# Given instruction
Find the lines holding the string "chart" in the data, then copy all of them.

>> Begin Data

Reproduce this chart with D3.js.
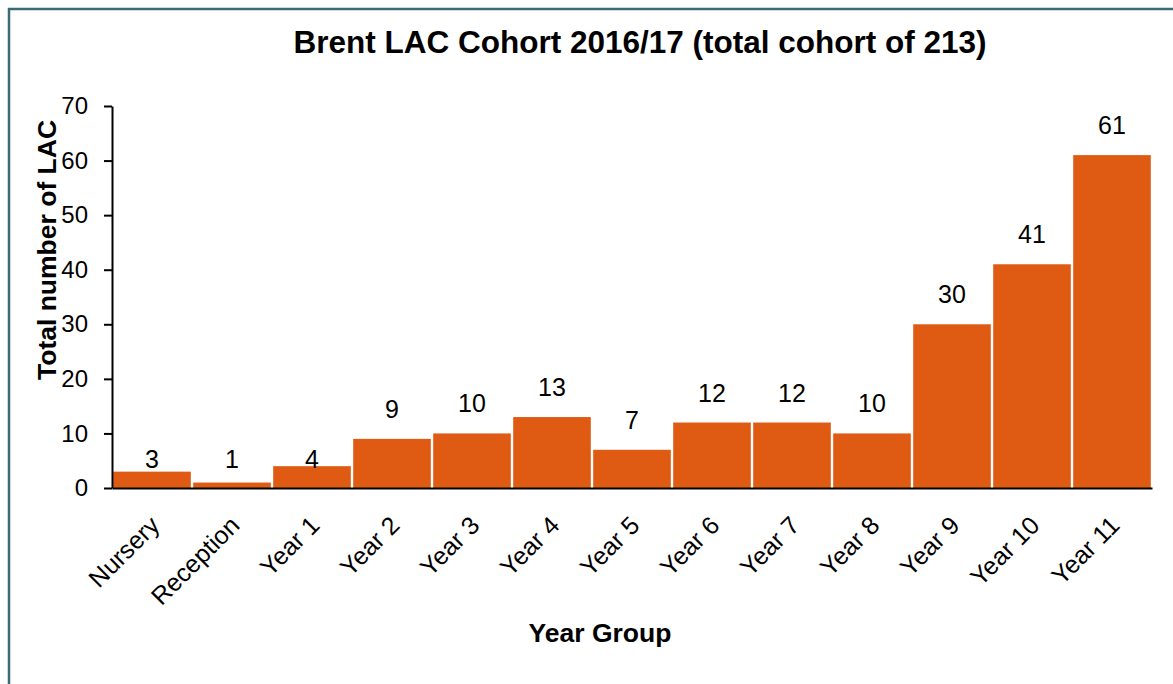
<!DOCTYPE html>
<html>
<head>
<meta charset="utf-8">
<script src="https://cdn.jsdelivr.net/npm/d3@7"></script>
<style>
	body { margin: 0; background: #fff; }
	text { font-family: Arial, "Liberation Sans", sans-serif; fill: #000; }
</style>
</head>
<body>
<svg id="chart" width="1173" height="684"></svg>
<script>
// data
let categories = ["Nursery", "Reception", "Year 1", "Year 2", "Year 3", "Year 4", "Year 5", "Year 6", "Year 7", "Year 8", "Year 9", "Year 10", "Year 11"];
let counts = [3, 1, 4, 9, 10, 13, 7, 12, 12, 10, 30, 41, 61];
let yTicks = [0, 10, 20, 30, 40, 50, 60, 70];

let width = 1173,
	height = 684,
	plotLeft = 112,
	plotRight = 1152,
	plotTop = 106,
	plotBottom = 488;

let svg = d3.select("#chart");

// outer frame (runs off the right and bottom edges in the reference)
svg.append("rect")
	.attr("x", 9).attr("y", 9)
	.attr("width", width + 10).attr("height", height + 10)
	.attr("fill", "none")
	.attr("stroke", "#3b6b76")
	.attr("stroke-width", 2.5);

let x = d3.scaleBand()
	.domain(categories)
	.range([plotLeft, plotRight])
	.paddingInner(0.03)
	.paddingOuter(0.015);

let y = d3.scaleLinear()
	.domain([0, 70])
	.range([plotBottom, plotTop]);

// bars
svg.selectAll("rect.bar")
	.data(counts)
	.join("rect")
	.attr("class", "bar")
	.attr("x", (d, i) => x(categories[i]))
	.attr("y", d => y(d))
	.attr("width", x.bandwidth())
	.attr("height", d => y(0) - y(d))
	.attr("fill", "#df5b14");

// value labels (the very short bars keep theirs down near the axis, as in the original)
svg.selectAll("text.val")
	.data(counts)
	.join("text")
	.attr("class", "val")
	.attr("x", (d, i) => x(categories[i]) + x.bandwidth() / 2)
	.attr("y", d => d < 5 ? 468 : y(d) - 21)
	.attr("text-anchor", "middle")
	.attr("font-size", 25)
	.text(d => d);

// y axis
let yAxis = svg.append("g")
	.attr("transform", `translate(${plotLeft},0)`)
	.call(d3.axisLeft(y).tickValues(yTicks).tickSize(8).tickPadding(16).tickSizeOuter(0));
yAxis.select(".domain").attr("stroke", "#000").attr("stroke-width", 2);
yAxis.selectAll(".tick line").attr("stroke", "#000").attr("stroke-width", 2);
yAxis.selectAll(".tick text")
	.attr("font-size", 24)
	.attr("font-family", "Arial, 'Liberation Sans', sans-serif")
	.attr("fill", "#000");

// x axis
let xAxis = svg.append("g")
	.attr("transform", `translate(0,${plotBottom})`)
	.call(d3.axisBottom(x).tickSize(0).tickSizeOuter(0));
xAxis.select(".domain").attr("stroke", "#000").attr("stroke-width", 2);
xAxis.selectAll(".tick text")
	.attr("font-size", 25)
	.attr("font-family", "Arial, 'Liberation Sans', sans-serif")
	.attr("fill", "#000")
	.attr("text-anchor", "end")
	.attr("dy", null)
	.attr("y", 0)
	.attr("transform", "translate(9,39) rotate(-45)");

// titles
svg.append("text")
	.attr("x", 640).attr("y", 53)
	.attr("text-anchor", "middle")
	.attr("font-size", 31.5)
	.attr("font-weight", "bold")
	.text("Brent LAC Cohort 2016/17 (total cohort of 213)");

svg.append("text")
	.attr("transform", "translate(56,250) rotate(-90)")
	.attr("text-anchor", "middle")
	.attr("font-size", 26.5)
	.attr("font-weight", "bold")
	.text("Total number of LAC");

svg.append("text")
	.attr("x", 600).attr("y", 642)
	.attr("text-anchor", "middle")
	.attr("font-size", 26.5)
	.attr("font-weight", "bold")
	.text("Year Group");
</script>
</body>
</html>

>> End Data

# Task result
Reproduce this chart with D3.js.
<svg id="chart" width="1173" height="684"></svg>
let svg = d3.select("#chart");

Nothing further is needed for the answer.